« Sous le Soleil de Satan » ou pourquoi pas « Dans la nuit de Dieu », quels titres ! Oxymores délicieux ! Attrait pour le religieux, curiosité pour l’agnostique, mépris pour l’athée. On y présage le combat ancestral de la lumière et de la noirceur tant de fois renouvelé, remanié, ressassé jusqu’à plus soif. On y découvre l’univers intérieur de personnages tourmentés à l’extrême par cette lutte sans merci avec leur moi profond, duperie du bien, veulerie du mal, perte des repères quand l’âme ne sait plus qui est Dieu qui est Satan. Seulement voilà, le message ne se livre pas facilement. Bernanos tisse des volutes étranges, sortes de circonvolutions sibyllines au creux desquelles on peut se sentir démuni, perdu tel le séide Donissan qui lutte avec opiniâtreté pour percer le secret des saintes écritures. Souvent revenir, relire la phrase quand ce n’est pas le paragraphe. Trois, quatre fois reprendre, s’arrêter, réfléchir, plonger dans les mots, les observer longtemps pour essayer d’en extraire le suc à la manière d’une fourmi tirant le miellat de son puceron. Alors l’esprit miné, comme atteint par un trouble intangible, voit des lettres qui commencent à danser. Faites d’une matière ectoplasmique elles prennent corps autour du lecteur qu’elles envahissent d’énigmes insolubles. Cette brume opaque floute les personnages mais heureusement pas les lieux. Beauté des campagnes mornes, champs tristes et vagues percés de chemins bourbeux joignant quelque route de cailloux improbable vers les villages gris de cette intrigue philosophale à travers une nuit d’encre. Et puis l’église brillante et sombre debout comme une menace qui s’intensifie par les fenêtres de la conscience, comme une caresse qui se dévoile dans le calme d’un presbytère, comme un abri peuplé des monstres de la pensée. L’église immense paquebot flottant malgré les avanies au sein d’un océan de vide corrompu où viennent s’échouer les tristes exactions, les cris, la fatuité et la souffrance mais surtout les questions sans réponse et la gangrène de l’impuissance.

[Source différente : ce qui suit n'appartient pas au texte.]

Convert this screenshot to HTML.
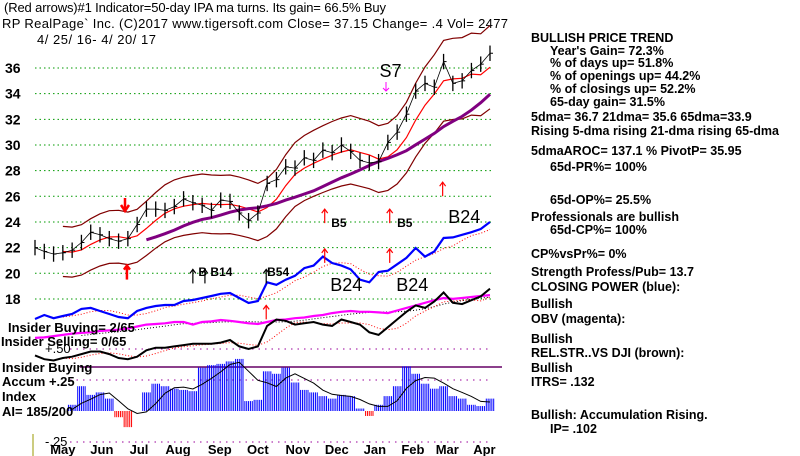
<!DOCTYPE html>
<html><head><meta charset="utf-8"><style>
html,body{margin:0;padding:0;background:#fff;}
svg{display:block;font-family:"Liberation Sans",sans-serif;}
.rt{font-size:12.5px;font-weight:bold;fill:#000;}
</style></head><body>
<svg id="chart" width="800" height="456" viewBox="0 0 800 456" xmlns="http://www.w3.org/2000/svg">
<g id="hdr" font-size="13" fill="#000">
<text x="4" y="12" textLength="382">(Red arrows)#1 Indicator=50-day IPA ma turns. Its gain= 66.5% Buy</text>
<text x="2" y="28" textLength="506">RP   RealPage` Inc.   (C)2017 www.tigersoft.com     Close=  37.15  Change= .4 Vol= 2477</text>
<text x="37" y="44" textLength="119">4/ 25/ 16- 4/ 20/ 17</text>
</g>
<g id="grid"></g>
<g id="series"></g>
<g id="labels" font-size="13" font-weight="bold">
<text x="8" y="332">Insider Buying= 2/65</text>
<text x="1" y="346">Insider Selling= 0/65</text>
<text x="45" y="353" font-weight="normal">+.50</text>
<text x="2" y="372">Insider Buying</text>
<text x="2" y="386">Accum +.25</text>
<text x="2" y="401">Index</text>
<text x="2" y="416">AI= 185/200</text>
<text x="45" y="446" font-weight="normal">-.25</text>
</g>
<g id="right">
<text class="rt" x="531" y="42">BULLISH PRICE TREND</text>
<text class="rt" x="550" y="55">Year's Gain= 72.3%</text>
<text class="rt" x="550" y="67">% of days up= 51.8%</text>
<text class="rt" x="550" y="80">% of openings up= 44.2%</text>
<text class="rt" x="550" y="93">% of closings up= 52.2%</text>
<text class="rt" x="550" y="106">65-day gain= 31.5%</text>
<text class="rt" x="531" y="121">5dma= 36.7 21dma= 35.6 65dma=33.9</text>
<text class="rt" x="531" y="135">Rising 5-dma rising 21-dma rising 65-dma</text>
<text class="rt" x="531" y="155">5dmaAROC= 137.1 %  PivotP= 35.95</text>
<text class="rt" x="550" y="171">65d-PR%= 100%</text>
<text class="rt" x="550" y="204">65d-OP%= 25.5%</text>
<text class="rt" x="531" y="221">Professionals are bullish</text>
<text class="rt" x="550" y="234">65d-CP%= 100%</text>
<text class="rt" x="531" y="258">CP%vsPr%=  0%</text>
<text class="rt" x="531" y="276">Strength Profess/Pub= 13.7</text>
<text class="rt" x="531" y="291">CLOSING POWER (blue):</text>
<text class="rt" x="531" y="308">Bullish</text>
<text class="rt" x="531" y="323">OBV (magenta):</text>
<text class="rt" x="531" y="343">Bullish</text>
<text class="rt" x="531" y="357">REL.STR..VS DJI (brown):</text>
<text class="rt" x="531" y="372">Bullish</text>
<text class="rt" x="531" y="386">ITRS= .132</text>
<text class="rt" x="531" y="419">Bullish: Accumulation Rising.</text>
<text class="rt" x="550" y="433">IP=  .102</text>
</g>
</svg>
<script>
const months=["May","Jun","Jul","Aug","Sep","Oct","Nov","Dec","Jan","Feb","Mar","Apr"];
const monthIdx=[3.0,7.2,11.2,15.4,19.9,24.0,28.3,32.5,36.6,40.7,44.4,48.4];
const priceTicks=[36,34,32,30,28,26,24,22,20,18];
const closes=[22,21.7,21.5,21.6,21.8,22.4,23.2,23,22.7,22.5,22.7,23.8,25,25,24.9,25.2,25.8,25.5,25.3,24.9,25.7,25.6,24.7,24.1,24.7,27,27.3,28.3,28.2,29,28.8,29.6,29.4,30,29.5,28.8,28.6,28.7,30.2,31,32.4,34.2,34.8,34.5,36.5,34.8,35,35.8,36.3,37.15];
const closingPower=[16.44,16.75,16.5,16.67,16.83,17.22,17.3,17.06,16.83,16.59,16.5,17.06,17.3,17.45,17.53,17.53,17.84,17.92,18.07,18.23,18.4,18.46,18.07,17.68,17.84,19.3,19.1,19.5,19.8,20.4,20.6,21.3,20.8,20.6,20.3,19.5,19.3,20.1,20.2,20.7,21.2,21.97,21.3,21.7,22.75,22.8,23,23.2,23.45,24.0];
const obv=[14.96,15.0,15.1,15.2,15.3,15.35,15.4,15.5,15.55,15.6,15.7,15.85,16.0,16.05,16.1,16.2,16.2,16.0,16.2,16.25,16.36,16.3,16.2,16.1,16.05,16.2,16.36,16.4,16.5,16.55,16.67,16.75,16.9,17.0,17.06,17.0,17.0,16.95,16.9,17.1,17.3,17.5,17.7,17.9,18.07,18.0,18.07,18.15,18.23,18.3];
const relStrength=[13.6,13.3,13.2,13.4,13.5,13.7,13.9,13.9,13.7,13.4,13.3,13.5,14.0,14.2,14.2,14.3,14.4,14.5,14.5,14.5,14.6,14.8,14.3,14.1,14.3,15.9,16.4,16.3,16.0,16.1,16.2,16.0,15.9,16.4,16.2,16.0,15.4,15.2,15.8,16.4,17.0,17.5,17.3,17.8,18.5,17.7,17.6,17.9,18.2,18.8];
const accumIndex=[0,0,0,0,0.05,0.2,0.13,0.15,0.1,-0.05,-0.13,0.0,0.15,0.22,0.2,0.18,0.17,0.16,0.35,0.37,0.38,0.4,0.42,0.08,0.09,0.32,0.3,0.35,0.23,0.17,0.15,0.12,0.1,0.13,0.12,0.02,-0.04,0.05,0.12,0.2,0.36,0.3,0.22,0.18,0.2,0.12,0.1,0.05,0.04,0.1];
const signalLabels=["S7","B5","B5","B24","B24","B24","B B14","B54"];
const sigIdx=[37.1,31.9,39.0,44.5,31.8,38.9,17.6,25.0];
const sigVal=[35.3,23.6,23.6,23.9,18.6,18.6,19.8,19.8];
const NS="http://www.w3.org/2000/svg";
const X=i=>35+i*455/49;
const Y=p=>68+(36-p)*12.83;
const AIY=v=>411-v*124;
function el(tag,attrs,parent){const e=document.createElementNS(NS,tag);for(const k in attrs)e.setAttribute(k,attrs[k]);parent.appendChild(e);return e;}
function ma(arr,n){return arr.map((v,i)=>{if(i<n-1)return null;let s=0;for(let j=i-n+1;j<=i;j++)s+=arr[j];return s/n;});}
function poly(vals,yf,attrs,name){const pts=vals.map((v,i)=>v==null?null:X(i).toFixed(1)+","+yf(v).toFixed(1)).filter(p=>p).join(" ");const e=el("polyline",Object.assign({points:pts,fill:"none"},attrs),document.getElementById("series"));


return e;}
const grid=document.getElementById("grid");
priceTicks.forEach(p=>{
const l=el("line",{x1:35,x2:492,y1:Y(p),y2:Y(p),stroke:"#009900","stroke-dasharray":"1.5,3"},grid);


const t=el("text",{x:5,y:Y(p)+5,"font-size":"14","font-weight":"bold"},grid);t.textContent=p;


});
[0.5,0.25,-0.25].forEach(v=>{const l=el("line",{x1:70,x2:492,y1:AIY(v),y2:AIY(v),stroke:"#990099","stroke-dasharray":"1.5,5"},grid);

});
const hl=el("line",{x1:80,x2:502,y1:367,y2:367,stroke:"#660066","stroke-width":1.5},grid);


const vl=el("line",{x1:33,x2:33,y1:434,y2:456,stroke:"#999900"},grid);


months.forEach((m,k)=>{const t=el("text",{x:X(monthIdx[k]),y:454,"font-size":"13","font-weight":"bold","text-anchor":"middle"},grid);t.textContent=m;

});
const s=document.getElementById("series");
accumIndex.forEach((v,i)=>{if(v===0&&i<4)return;for(let k=-2;k<=2;k++){const x=X(i)+k*1.85;const b=el("line",{x1:x,x2:x,y1:AIY(0),y2:AIY(v),stroke:v<0?"#ff0000":"#0000ff","stroke-width":1},s);

}});
const aiMa=ma(accumIndex,4);
poly(aiMa.map((v,i)=>i<4?null:v),AIY,{stroke:"#000","stroke-width":1},"ai-moving-average");
const ma21=ma(closes,4),ma65=ma(closes,13);
poly(ma21.map(v=>v==null?null:v*1.09),Y,{stroke:"#800000","stroke-width":1.2},"upper-band");
poly(ma21.map(v=>v==null?null:v*0.91),Y,{stroke:"#800000","stroke-width":1.2},"lower-band");
poly(ma21,Y,{stroke:"#ff0000","stroke-width":1.2},"ma-21");
poly(ma65,Y,{stroke:"#800080","stroke-width":3},"ma-65");
poly(ma(closingPower,4),Y,{stroke:"#ff0000","stroke-dasharray":"1,2"},"closing-power-ma");
poly(closingPower,Y,{stroke:"#0000ff","stroke-width":2.2},"closing-power-line");
poly(ma(obv,6),Y,{stroke:"#000","stroke-dasharray":"1,2"},"obv-ma");
poly(obv,Y,{stroke:"#ff00ff","stroke-width":2.2},"obv-line");
poly(ma(relStrength,4),Y,{stroke:"#ff0000","stroke-dasharray":"1,2"},"rel-strength-ma");
poly(relStrength,Y,{stroke:"#000","stroke-width":2},"rel-strength-line");
poly(closes,Y,{stroke:"#000","stroke-width":0.8},"price-path");
closes.forEach((c,i)=>{const x=X(i);const b=el("line",{x1:x,x2:x,y1:Y(c+0.6),y2:Y(c-0.6),stroke:"#000","stroke-width":1.3},s);


const t=el("line",{x1:x,x2:x+3,y1:Y(c),y2:Y(c),stroke:"#000"},s);

});
signalLabels.forEach((lab,k)=>{const big=lab==="B24"||lab==="S7";const t=el("text",{x:X(sigIdx[k]),y:Y(sigVal[k]),"font-size":big?"18":"12","font-weight":big?"normal":"bold",fill:"#000"},s);t.textContent=lab;

});
const arrowIdx=[31.2,38.2,43.9,31.2,38.2,24.9,9.9,17.0,18.3,24.9];
const arrowVal=[25.0,25.0,27.1,21.9,21.9,17.5,20.6,20.3,20.3,20.3];
const arrowColor=["#ff0000","#ff0000","#ff0000","#ff0000","#ff0000","#ff0000","#ff0000","#000","#000","#000"];
arrowIdx.forEach((ai,k)=>{const x=X(ai),y=Y(arrowVal[k]);const g=el("g",{stroke:arrowColor[k],"stroke-width":k===6?2.5:1.2,fill:"none"},s);


el("line",{x1:x,x2:x,y1:y,y2:y+14},g);el("polyline",{points:(x-3)+","+(y+4)+" "+x+","+y+" "+(x+3)+","+(y+4)},g);});
const dg=el("g",{stroke:"#ff0000","stroke-width":2.5,fill:"none"},s);


el("line",{x1:125,x2:125,y1:198,y2:210},dg);el("polyline",{points:"121,205 125,211 129,205"},dg);
const sg=el("g",{stroke:"#ff00ff","stroke-width":1,fill:"none"},s);


el("line",{x1:386,x2:386,y1:82,y2:91},sg);el("polyline",{points:"383,88 386,91 389,88"},sg);
</script>
</body></html>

La foi est un décor, les soutanes des costumes, le conte un prétexte, la sainteté un mirage…et Satan ?
Cette brume s’insinue par les oreilles jusqu’au lobe frontal du cerveau, siège des raisonnements complexes et des choix cornéliens pourtant sans importance pour y former une pate collante qui englue les rouages et corrompt la pensée. Plusieurs fois on pourrait décider que ce texte elliptique ne mérite pas plus d’attention, que l’on pourrait poser l’ouvrage et que cette histoire de sainteté, combat du bien et du mal au cœur de l’homme incarné par un prêtre trop pur, prose d’un autre temps, détestation vaine du pêché, élucubrations ecclésiastiques, dialogues lugubres entre clercs ne peut s’adresser à un profane. Chacun fera son chemin à travers les pages, ce scénario inattendu et ses questionnements en luttant pied à pied avec le texte mais sans aucun doute la conclusion terrible s’imposera comme une lumière noire.